Sehr geehrte Frau Präsidentin! Liebe Kolleginnen und Kollegen! Mit dem Urteil des OVG Schleswig vom 20. Januar 2015 wurde die Teilfortschreibung der Regionalpläne Wind für unwirksam erklärt. Die Folgen wurden hier vielfach diskutiert, und sie beschäftigen uns noch immer.

Wir alle wissen um die Notwendigkeit, endlich zu wirksamen und gerichtsfesten Regionalplänen Wind zu kommen. Deswegen arbeiten wir bei der Windplanung gründlich und beharrlich weiter, und wir führen das in der letzten Legislaturperiode begonnene Verfahren modifiziert fort.

(Beifall FDP)

Der in dieser Woche vom Innenminister vorgestellte Zeitplan zeigt, dass wir - allen Unkenrufen zum Trotz - auf Kurs sind. Es passiert etwas, und Schleswig-Holstein hat die Chance, den Planungsund Investitionsstau endlich aufzulösen. Damit die Planung nicht konterkariert wird, ist es nun einmal notwendig, diese abzusichern, und diese grundsätzliche Notwendigkeit hat auch die Vorgängerregierung erkannt und aus diesem Grund seinerzeit ein Moratorium auf den Weg gebracht. Die Planungen sind noch nicht abgeschlossen, daher muss das Moratorium nun folgerichtig verlängert werden.

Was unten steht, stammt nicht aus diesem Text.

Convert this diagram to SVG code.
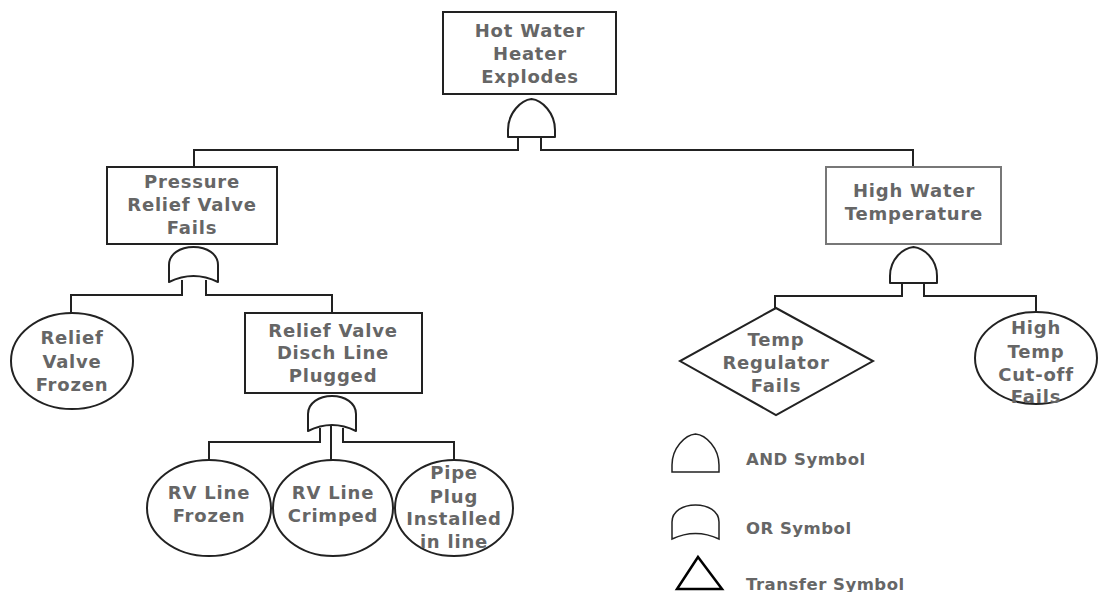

Herr Hölck, die Planungen wären übrigens auch dann heute nicht abgeschlossen, wenn es keinen Regierungswechsel gegeben hätte, auch wenn Sie und die SPD hier hin und wieder einen anderen Eindruck vermitteln wollen.

(Beifall FDP und CDU)

Die Dauer des Moratoriums ist keinesfalls willkürlich gewählt. Das Moratorium, dessen grundsätzliche Zulässigkeit bereits gerichtlich geklärt ist, wird mit Auslaufen der Verlängerung vier Jahre bestanden haben. Es wird damit genauso lange dauern wie eine zulässige baurechtliche Veränderungssperre. Wir bewegen uns also in einem Rahmen, den der Bundesgesetzgeber für die Absicherung der Bauplanungspläne für zulässig erachtet. Den gleichen Zeitrahmen für die deutlich komplexeren und langwierigeren Regionalpläne Wind zum Maßstab zu nehmen, ist daher keinesfalls überzogen.

(Beifall FDP, vereinzelt CDU und BÜND- NIS 90/DIE GRÜNEN)

Meine Damen und Herren, der von uns vorgelegte Gesetzentwurf beinhaltet aber mehr als die Verlängerung des Moratoriums. Wir wollen das Landesplanungsgesetz an die moderne Wirklichkeit anpassen und werden das Beteiligungsverfahren nicht nur transparenter und zugänglicher machen, sondern auch günstiger und schneller. Wir sichern etwa die möglichst frühzeitige Information der Öffentlichkeit gesetzlich ab, und zwar schon dann, wenn die Aufstellung eines Raumordnungsplanes geplant ist. Der Öffentlichkeit wird damit Gelegenheit gegeben, sich mit den wesentlichen Inhalten einer Planung möglichst frühzeitig auseinanderzusetzen, und mit der unverzüglichen Bereitstellung der Planungsunterlagen im Internet noch vor der Auslegung in Papierform passen wir das Landesplanungsgesetz an die Bedürfnisse und Arbeitsweisen des 21. Jahrhunderts an. Jamaika bringt auch hier an dieser Stelle dem echten Norden die notwendige Digitalisierung.